The security service (SAPO) said it had detained a person on suspicion of spying after an operation in the Stockholm area in the last few days, but declined to give further information.
“It is correct that we have a case where the suspicion is spying,” SAPO spokesperson Karin Lutz told Reuters. “One person has been taken into custody.”
SVT said the suspect had been posted at a number of embassies around the world and that the case was being handled by the national security unit at the Swedish Prosecution Authority.
Justice Minister Gunnar Strommer told SVT the government had been informed and that the person in custody was suspected “on reasonable grounds” of espionage. Reasonable grounds is the lower of two grades of suspicion in Sweden.
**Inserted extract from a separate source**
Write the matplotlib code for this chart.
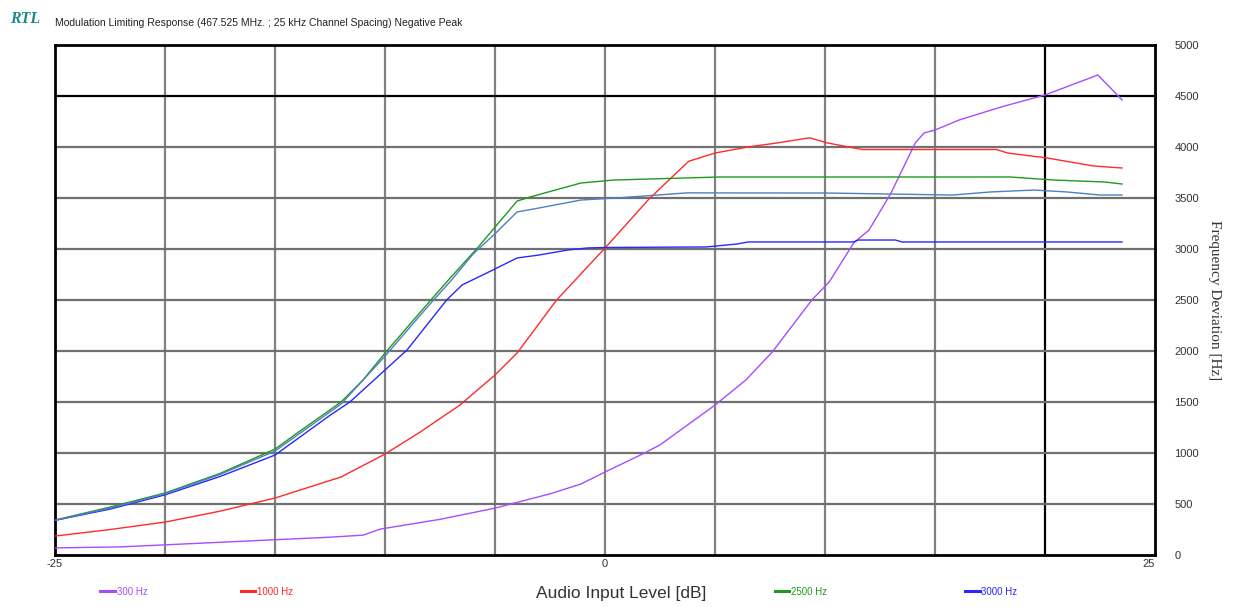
import numpy as np
import matplotlib.pyplot as plt

# audio input level [dB] and frequency deviation [Hz]
x_300 = [-25, -22, -20, -17.5, -15, -12.5, -11, -10.2, -7.5, -5, -2.5, -1.1, 0, 1.7, 2.5, 5,
         6.4, 7.6, 9.4, 10.2, 11.3, 12, 13, 14.1, 14.5, 15, 16.1, 18, 20, 22.4, 23.5]
y_300 = [70, 80, 100, 125, 150, 175, 195, 255, 350, 460, 600, 696, 814, 990, 1080, 1470,
         1716, 1990, 2500, 2680, 3059, 3186, 3549, 4039, 4137, 4167, 4265, 4392, 4510, 4706, 4461]

x_1000 = [-25, -22.5, -20, -17.5, -15, -12, -10, -8.4, -6.6, -5, -4, -2.2, 0, 2, 3.8, 5,
          6.5, 7.8, 9.3, 10.1, 11.7, 17.8, 18.3, 20.1, 22.2, 23.5]
y_1000 = [186, 250, 323, 430, 559, 765, 990, 1206, 1470, 1765, 1980, 2500, 3010, 3490, 3860, 3941,
          4000, 4039, 4090, 4040, 3975, 3975, 3941, 3892, 3814, 3794]

x_2500 = [-25, -22.5, -20, -17.5, -15, -13.9, -12, -11, -10, -8, -7, -5.8, -4, -3.4, -1.1, 0.4,
          5.2, 18.4, 20.4, 22.7, 23.5]
y_2500 = [343, 470, 608, 800, 1039, 1210, 1500, 1716, 1980, 2480, 2725, 3010, 3470, 3510, 3647, 3676,
          3706, 3706, 3676, 3657, 3637]

x_3000 = [-25, -22.5, -20, -17.5, -15, -12.5, -11.6, -10, -9, -7.2, -6.5, -5.1, -4, -3, -1.7, -0.8,
          0, 4.6, 6, 6.5, 11.3, 11.5, 13.2, 13.5, 23.5]
y_3000 = [340, 450, 590, 770, 980, 1370, 1500, 1814, 2010, 2500, 2647, 2794, 2912, 2941, 2990, 3010,
          3015, 3020, 3049, 3069, 3069, 3088, 3088, 3069, 3069]

# fifth trace (not named in the legend)
x_extra = [-25, -22.5, -20, -17.5, -15, -12, -10, -8, -7, -6, -5, -4, -3, -1.1, 0.5, 2.4,
           3.7, 10, 15.8, 17.5, 19.5, 21, 22.5, 23.5]
y_extra = [340, 460, 600, 790, 1020, 1480, 1950, 2450, 2690, 2950, 3150, 3363, 3402, 3480, 3500, 3529,
           3550, 3549, 3529, 3559, 3578, 3559, 3529, 3529]

series = [
    ("300 Hz", x_300, y_300, "#a64dff"),
    ("1000 Hz", x_1000, y_1000, "#ff2a2a"),
    ("2500 Hz", x_2500, y_2500, "#1f9a1f"),
    ("3000 Hz", x_3000, y_3000, "#2828ff"),
]
legend_x = [0.077, 0.19, 0.62, 0.773]

fig = plt.figure(figsize=(12.42, 6.07), dpi=100)
ax = fig.add_axes([0.0443, 0.0856, 0.8857, 0.8403])

# grid
for gx in range(-20, 25, 5):
    if gx == 20:
        ax.axvline(gx, color="black", lw=1.6, zorder=1)
    else:
        ax.axvline(gx, color="#808080", lw=1.6, zorder=1)
for gy in range(500, 5000, 500):
    if gy == 4500:
        ax.axhline(gy, color="black", lw=1.6, zorder=1)
    else:
        ax.axhline(gy, color="#707070", lw=1.6, zorder=1)

handles = []
for name, xs, ys, col in series:
    l, = ax.plot(xs, ys, color=col, lw=1.0, zorder=3, label=name)
    handles.append(l)
ax.plot(x_extra, y_extra, color="#4f7fbf", lw=1.0, zorder=3)

ax.set_xlim(-25, 25)
ax.set_ylim(0, 5000)
for s in ax.spines.values():
    s.set_linewidth(2)
    s.set_color("black")

ax.yaxis.tick_right()
ax.set_yticks(range(0, 5001, 500))
ax.set_yticklabels([str(v) for v in range(0, 5001, 500)], fontsize=8, color="#333333",
                   family="Liberation Sans")
ax.tick_params(axis="y", length=0, pad=14)
ax.set_xticks([-25, 0, 25])
ax.set_xticklabels(["-25", "0", "25"], fontsize=8, color="#333333", family="Liberation Sans")
ax.tick_params(axis="x", length=0, pad=3)
ax.get_xticklabels()[2].set_horizontalalignment("right")

ax.yaxis.set_label_position("right")
ax.set_ylabel("Frequency Deviation [Hz]", rotation=270, family="Liberation Serif",
              fontsize=11, color="#333333", labelpad=16)

fig.text(0.5, 0.022, "Audio Input Level [dB]", ha="center", va="center", fontsize=12.5,
         color="#333333", family="Liberation Sans")
fig.text(0.008, 0.968, "RTL", fontsize=11.5, fontweight="bold", fontstyle="italic",
         family="Liberation Serif", color="#1a8a8a", va="center")
fig.text(0.0443, 0.962, "Modulation Limiting Response (467.525 MHz. ; 25 kHz Channel Spacing) Negative Peak",
         fontsize=7.5, color="#222222", va="center", family="Liberation Sans")

for h, lx in zip(handles, legend_x):
    fig.legend(handles=[h], loc="center left", bbox_to_anchor=(lx, 0.025), frameon=False,
               handlelength=1.5, handletextpad=0.2, labelcolor=h.get_color(),
               borderpad=0, prop={"family": "Liberation Sans", "size": 7})
for lg in fig.legends:
    for ln in lg.get_lines():
        ln.set_linewidth(2.2)

fig.savefig("out.png", dpi=100)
“The investigation has to be carried out and I don’t want to preempt it,” Strommer said in a statement to SVT.
Anton Strand, the lawyer appointed to defend the person in custody, declined to comment.
Swedish authorities have fretted in recent years about increasing threats from both foreign powers like Russia, China and Iran and groups engaging in actions ranging from violent attacks and hybrid warfare to corporate espionage.
SAPO in March this year warned that foreign powers are operating in ways that threaten security, using hybrid activities to destabilise Sweden and Europe.